What if I didn’t have a good reason for her name? I have a nice enough story for Lily’s real name, but I have no good stories for Rose or Violet. We saw their names in a baby book, liked them a lot and then named them. The first two kids got their flower middle names sort of by accident, but we did it on purpose with the last kid. There’s not much to say.

I thought homework was supposed to be for the kids to take home to learn more. I thought parents were supposed to help when they needed to. This is how it always worked at my house growing up. My sister and I usually did our homework by ourselves and then our parents would step in when we needed help or to check our homework when we finished it to make sure we’d done it correctly. This is how homework makes sense to me.

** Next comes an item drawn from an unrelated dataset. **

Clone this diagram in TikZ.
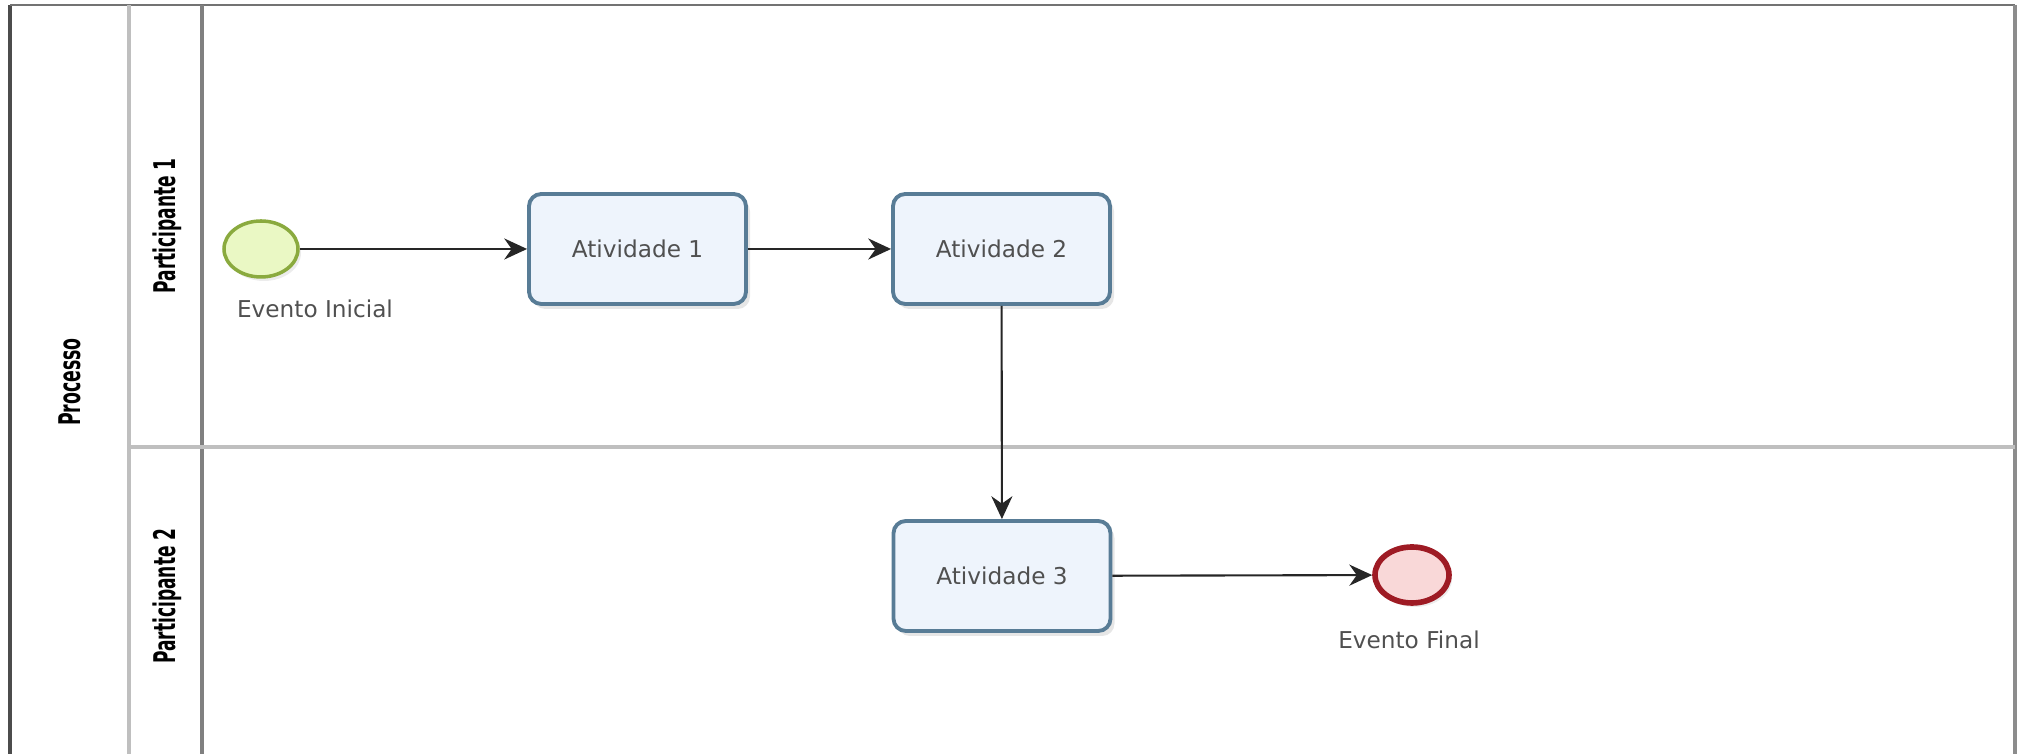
\documentclass[tikz,border=0pt]{standalone}
\usepackage{fontspec}
\setmainfont{DejaVu Sans}
\usepackage{xcolor}
\usepackage{tikz}
\usetikzlibrary{arrows.meta}
\usetikzlibrary{shapes,shadows}
\usetikzlibrary{positioning}

\definecolor{atvborda}{HTML}{587C96}
\definecolor{atvfundo}{HTML}{EEF4FC}
\definecolor{iniborda}{HTML}{8AAA3E}
\definecolor{inifundo}{HTML}{EAF8C4}
\definecolor{fimborda}{HTML}{9E1B24}
\definecolor{fimfundo}{HTML}{F9D8D8}
\definecolor{texto}{HTML}{505050}

\begin{document}
\begin{tikzpicture}[
    atividade/.style={draw=atvborda, fill=atvfundo, line width=1.1pt, rounded corners=3.5pt,
        minimum width=2.17cm, minimum height=1.1cm, text=texto, font=\fontsize{6.6}{8}\selectfont,
        drop shadow={shadow xshift=0.04cm, shadow yshift=-0.05cm, opacity=0.2}},
    evento/.style={draw, ellipse, inner sep=0pt, minimum width=0.74cm, minimum height=0.56cm},
    rotulo/.style={text=texto, font=\fontsize{6.6}{8}\selectfont, inner sep=1pt},
    raia/.style={rotate=90, font=\fontsize{8.5}{9}\selectfont\bfseries, inner sep=1pt},
    fluxo/.style={draw=black!85, line width=0.6pt, -{Stealth[length=6.5pt, width=6pt]}}
  ]
  \useasboundingbox (0,0) rectangle (20.2,7.54);

  \draw[line width=0.9pt, black!70] (0.10,0) -- (0.10,7.49);
  \draw[line width=0.6pt, black!55] (0.10,7.49) -- (20.15,7.49);
  \draw[line width=0.9pt, black!45] (20.15,7.49) -- (20.15,0);
  \draw[line width=0.9pt, black!25] (1.29,0) -- (1.29,7.49);
  \draw[line width=0.9pt, black!50] (2.02,0) -- (2.02,7.49);
  \draw[line width=0.9pt, black!25] (1.29,3.07) -- (20.15,3.07);

  \draw (0.70,3.72) node[raia] (processo) {\scalebox{0.58}[1]{Processo}};
  \draw (1.67,5.28) node[raia] (part1) {\scalebox{0.57}[1]{Participante 1}};
  \draw (1.67,1.58) node[raia] (part2) {\scalebox{0.57}[1]{Participante 2}};

  \draw (2.61,5.05) node[evento, draw=iniborda, fill=inifundo, line width=1pt,
      drop shadow={shadow xshift=0.03cm, shadow yshift=-0.04cm, opacity=0.15}] (ini) {};
  \draw (6.375,5.05) node[atividade] (atv1) {Atividade 1};
  \draw (10.015,5.05) node[atividade] (atv2) {Atividade 2};
  \draw (10.02,1.78) node[atividade] (atv3) {Atividade 3};
  \draw (14.12,1.79) node[evento, draw=fimborda, fill=fimfundo, line width=1.6pt,
      drop shadow={shadow xshift=0.03cm, shadow yshift=-0.04cm, opacity=0.15}] (fim) {};

  \draw (3.15,4.45) node[rotulo] (lbini) {Evento Inicial};
  \draw (14.09,1.14) node[rotulo] (lbfim) {Evento Final};

  \draw[fluxo] (ini) -- (atv1);
  \draw[fluxo] (atv1) -- (atv2);
  \draw[fluxo] (atv2) -- (atv3);
  \draw[fluxo] (atv3) -- (fim);

\end{tikzpicture}
\end{document}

Now, I want to be involved in my child’s education. I absolutely do. But I don’t understand this homework that’s specifically for me to do. My child should be doing the homework and my involvement, while perhaps important, should be optional. I ok with quizzing spelling words and tutoring on fractions, but I’m not the one in school. I shouldn’t be writing mini essays.

Did school change? Is this how school is now?

I mean, homework in kindergarten sounded ridiculous to begin with. I wondered how kids who couldn’t read would do homework.

I guess now I know. It’s not the kids’ homework. It’s the parents’.